I panic-bought both bottles of nail varnish in Boots on my way to Waterloo, having realised my nails were repulsive in their natural state. Poor lighting must have thwarted my quest for something unobtrusively neutral. 

I particular wanted to look better groomed than usual because I'm on my way to the Goodwood Estate, to the Hound Lodge. It sounds like the last word in luxury: one has one's own butler (what will I do with my own butler? The problem with modern metropolitan life is that it leaves one entirely unprepared for having staff, even if one only has staff very temporarily). How does one make a good impression? I don't want my butler raising his eyebrow about me below stairs, like in Downton Abbey. I have been racking my brains for literary examples - one never sees the servants in Nancy Mitford or Waugh so they're no help as a behaviour guide.
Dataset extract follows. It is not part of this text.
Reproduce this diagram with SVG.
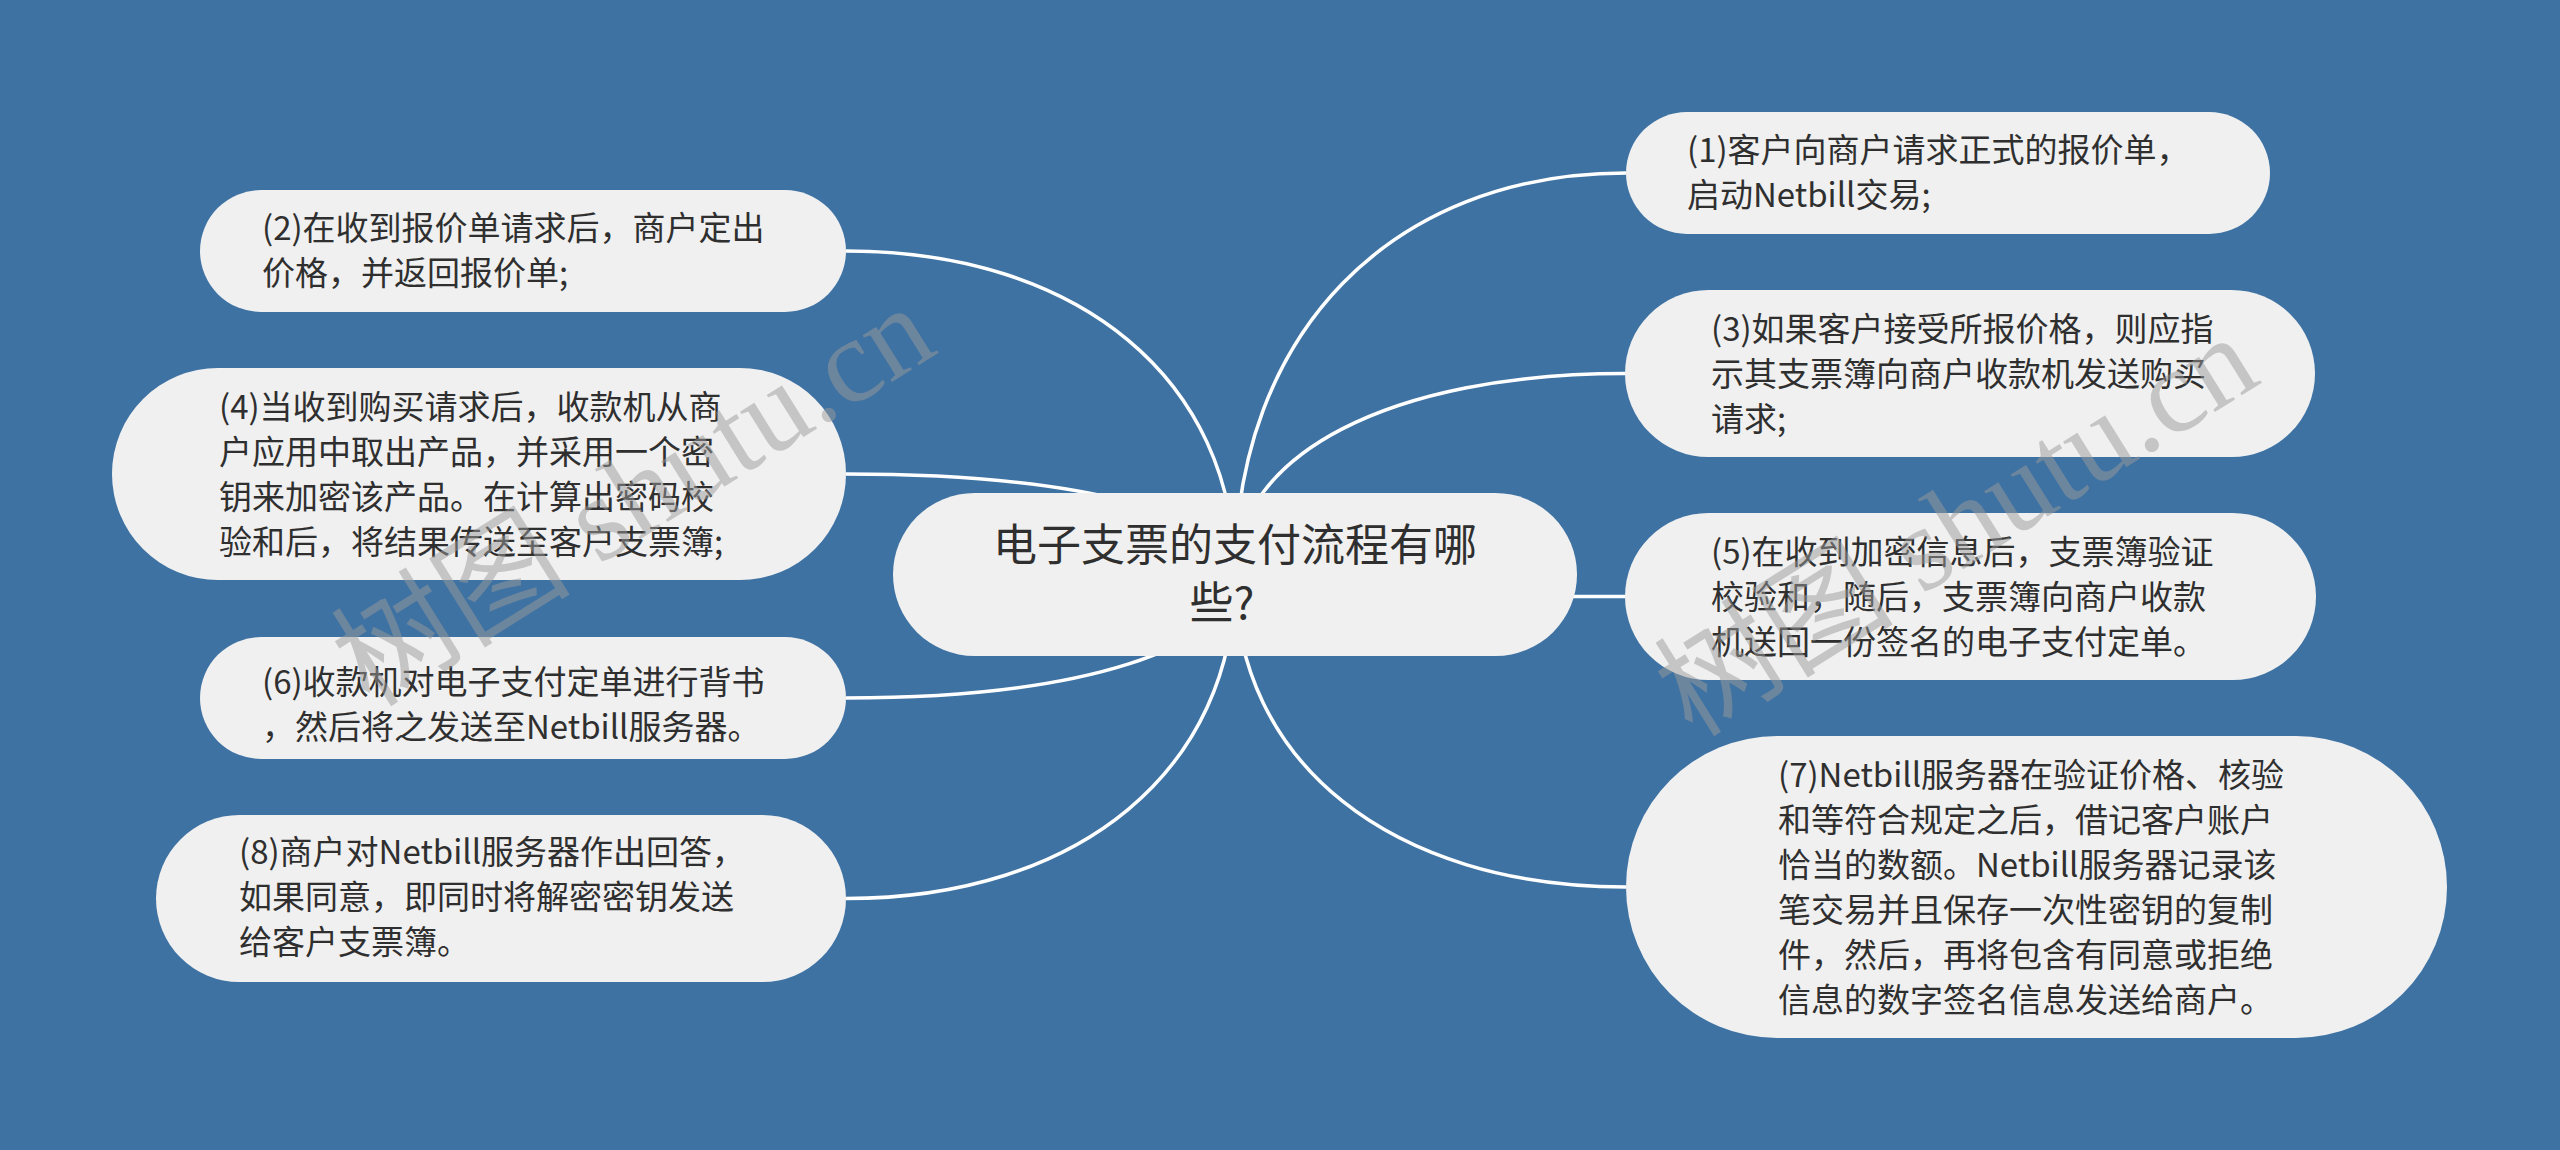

I can only come up Jeeves and Wooster and am now worried that my butler might remark that my evening jacket is 'rather exuberant' and I will have nothing to offer but some excuse about the style being favoured by the chaps at Drones.

Hound Lodge has ten bedrooms and sounds heaven on earth: when I arrive I have the promise of tea (I'm assuming proper teapots and good cake and so on), followed by a potter around the Van Dykes and Rubens at Goodwood House itself, or feeding lambs at the farm. I will have to keep my unbecomingly painted hands in my pockets.